Paper bags? I LOVE SINGLE USE PAPER BAGS. They show you shop at high-end grocery stores while also being (limitedly) environmentally conscious, they work in a jiffie for drawing paper and backing for drawings, they're emergency construction paper and bookcovers, and also, they're hearken to the halcyon days of yore whereas as a child I carried them for my grandmother.

The thing is, this is Austin, and why increment when you can shove it down people's throats all at once? It's annoying, especially since as of March 1st, resuable bags were jacked up by 400% because that helps, really. It's also--SURPRISE!--a problem for those who are poor or on various social services, the elderly, and the disabled, because reusable bags are $4.00 a pop in some places; and they need to be washed but it's new enough to a lot of people--read a lot of fucking people--to wash their bags.

And I say this as someone who comes from a family with reusable bags, including ones especially for frozen food. We do it a lot, just sometimes not when we're only running to the store for juice and realize we need coffee, sugar, and there's a sale on mini-wheats. (When I travel now, I buy my mother reusable grocery bags. My next goal is to get one for her from Trader Joe's, since I forgot the last time I was in a state with a Trader Joe's.)

Actually, I know a lot of countries already have something like this in place and find this weird to consider not knowing, but the thing is, this isn't just a change of reusable to non-reusable--this is trying to create a mindset that allows an overhaul of the entire pre-, during-, and post-grocery shopping experience.

It's buying reusable bags, which is highly expensive right now, but okay, that much we can all do; we can shop, and hey, we can express our individuality by being like everyone else. Pack them in the vehicle, good to go. Take them into your store of choice, got it, you forget you run to get them out of the trunk, annoying, but okay. Bring them home, not so bad. Unpack, sure.

Wash them? This step will be hard to remember. Specialize your bags to decrease the wear and tear on bags that will hold dry goods and non-meat and non-dairy and non-frozen--really? Realize some bags can't be washed or fall apart in three or four washes, yes that was fun.

Get them back to the car--yeah, good luck, no one remembers that, and dude, I hope you don't take the bus or something to the grocery store and leave them on the table.

Better idea: surcharge the goddamn bags for a year or so.
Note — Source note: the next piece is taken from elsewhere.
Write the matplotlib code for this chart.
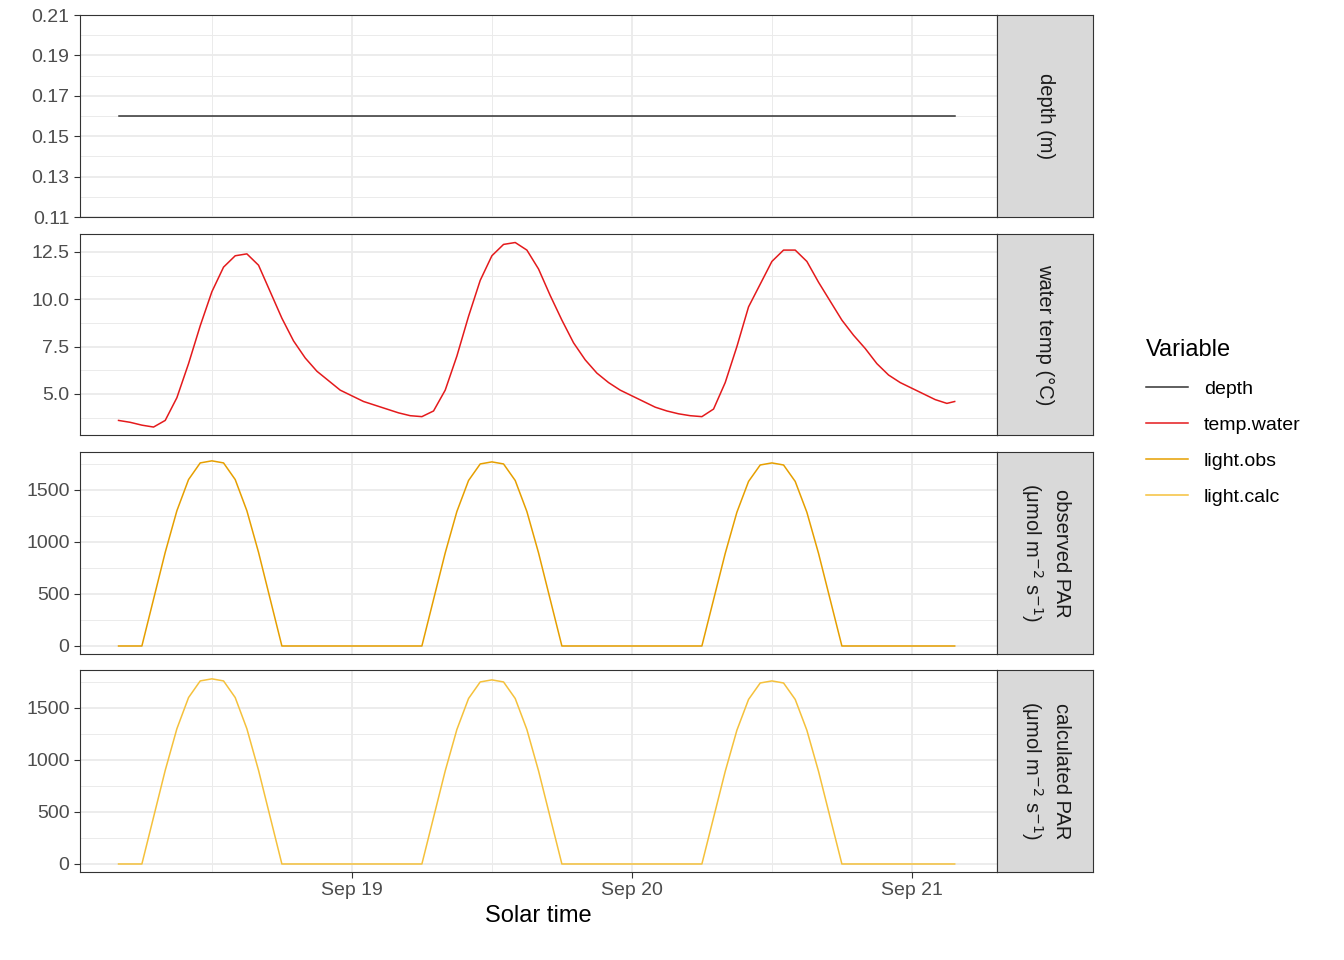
import numpy as np
import matplotlib
matplotlib.use("Agg")
import matplotlib.pyplot as plt
from matplotlib.lines import Line2D

plt.rcParams['font.family'] = ['Liberation Sans', 'DejaVu Sans']

# hourly data starting Sep 18 04:00 (hours relative to Sep 19 00:00)
depth_val = 0.16
temp = [3.6,3.5,3.35,3.25,3.6,4.8,6.6,8.6,10.4,11.7,12.3,12.4,11.8,10.4,9.0,7.8,6.9,6.2,5.7,5.2,
        4.9,4.6,4.4,4.2,4.0,3.85,3.8,4.1,5.2,7.0,9.1,11.0,12.3,12.9,13.0,12.6,11.6,10.2,8.9,7.7,6.8,6.1,5.6,5.2,
        4.9,4.6,4.3,4.1,3.95,3.85,3.8,4.2,5.6,7.5,9.6,10.8,12.0,12.6,12.6,12.0,10.9,9.9,8.9,8.1,7.4,6.6,6.0,5.6,
        5.3,5.0,4.7,4.5,4.6]
light_day = [0,0,0,450,900,1300,1600,1760,1780,1760,1600,1300,900,450,0,0,0,0,0,0,0,0,0,0]  # from 04:00
light_peaks = [1780,1770,1760]
hours = np.arange(len(temp), dtype=float) - 20.0
hours[-1] = hours[-2] + 0.67
light_obs = []
for p in light_peaks:
    light_obs += [v * p / 1780 for v in light_day]
light_obs.append(0)
light_obs = np.array(light_obs)
light_calc = light_obs.copy()
days = hours / 24.0

W, H = 1344, 960
fig = plt.figure(figsize=(W/100, H/100), dpi=100)
panels = [(15, 217), (234, 435), (452, 654), (670, 872)]
labels = ["depth (m)", "water temp (°C)",
          "observed PAR\n(μmol m$^{-2}$ s$^{-1}$)", "calculated PAR\n(μmol m$^{-2}$ s$^{-1}$)"]
cols = ["#333333", "#E41A1C", "#E69F00", "#F5C13C"]
series = [np.full_like(days, depth_val), np.array(temp), light_obs, light_calc]
ylims = [(0.11, 0.21), (2.83, 13.45), (-77, 1865), (-77, 1865)]
yticks = [np.arange(0.11, 0.2101, 0.02), [5, 7.5, 10, 12.5], [0, 500, 1000, 1500], [0, 500, 1000, 1500]]
yfmt = [lambda v: f"{v:.2f}", lambda v: f"{v:.1f}", lambda v: f"{v:g}", lambda v: f"{v:g}"]
yminor = [np.arange(0.12, 0.21, 0.02), [3.75, 6.25, 8.75, 11.25], [250, 750, 1250, 1750], [250, 750, 1250, 1750]]

for i, (t, b) in enumerate(panels):
    ax = fig.add_axes([80/W, 1-b/H, 917/W, (b-t)/H])
    ax.plot(days, series[i], color=cols[i], lw=1.1)
    ax.set_xlim(-0.971, 2.304)
    ax.set_ylim(*ylims[i])
    ax.set_yticks(yticks[i])
    ax.set_yticklabels([yfmt[i](v) for v in yticks[i]])
    ax.set_yticks(yminor[i], minor=True)
    ax.set_xticks([0, 1, 2])
    ax.set_xticks([-0.5, 0.5, 1.5], minor=True)
    ax.grid(which="major", color="#EBEBEB", lw=1.3)
    ax.grid(which="minor", color="#EBEBEB", lw=0.7)
    ax.set_axisbelow(True)
    ax.tick_params(which="minor", length=0)
    ax.tick_params(which="major", length=4, color="#333333", labelsize=14, labelcolor="#4D4D4D")
    for s in ax.spines.values():
        s.set_color("#333333"); s.set_linewidth(0.8)
    if i < 3:
        ax.set_xticklabels([])
        ax.tick_params(axis="x", length=0)
    else:
        ax.set_xticklabels(["Sep 19", "Sep 20", "Sep 21"])
        ax.set_xlabel("Solar time", fontsize=17, labelpad=4)
    sa = fig.add_axes([997/W, 1-b/H, 96/W, (b-t)/H])
    sa.set_facecolor("#D9D9D9")
    sa.set_xticks([]); sa.set_yticks([])
    for s in sa.spines.values():
        s.set_color("#333333"); s.set_linewidth(0.8)
    sa.text(0.5, 0.5, labels[i], rotation=-90, ha="center", va="center",
            fontsize=14.5, color="#1A1A1A", transform=sa.transAxes, linespacing=1.4)

handles = [Line2D([], [], color=c, lw=1.1) for c in cols]
fig.legend(handles, ["depth", "temp.water", "light.obs", "light.calc"], title="Variable",
           loc="upper left", bbox_to_anchor=(1128/W, 1-322/H), frameon=False,
           fontsize=14, title_fontsize=17, handlelength=2.2, labelspacing=0.95,
           alignment="left")
fig.savefig("out.png", dpi=100)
Go all paper. Work people into the anti-disposable bag theory knowing that you're working against decades of retail conditioning and making a massive change in behavior. And be aware we all become very, very fucking conservative at eleven at night at the local convenience store and our items number greater than five.

Also? Four dollars a reusable bag? You are fucking with me.

I actually do not know how this is gonna go, possibly because Austin is also weirdly contrary sometimes and Austinites are, on a whole, fans of opposing things for reasons. So while even if the city doesn't back down and the legislature takes some kind of Protect The Plastic Bag measure state-wide, Austinites will immediately--we do this--immediately remember we are a lone island of dark blue sanity in a virulent red state (dude, go with it) and turn anti-plastic bag like it had unprotected missionary sex in the dark with our mothers. Because we are not only Greener Than Thou, we are also Greener In Opposition To Thou, which is how we ended up with special nearly-invisible salamander protection.

Disclaimer: I am generalizing and simplifying the salamander issue (though not by much) and also, making sweeping, sweeping, sweeping generalizations. I also had to carry ten items in my hands from a convenience store today because I forgot the bag issue and left my purse at home and it was not fun.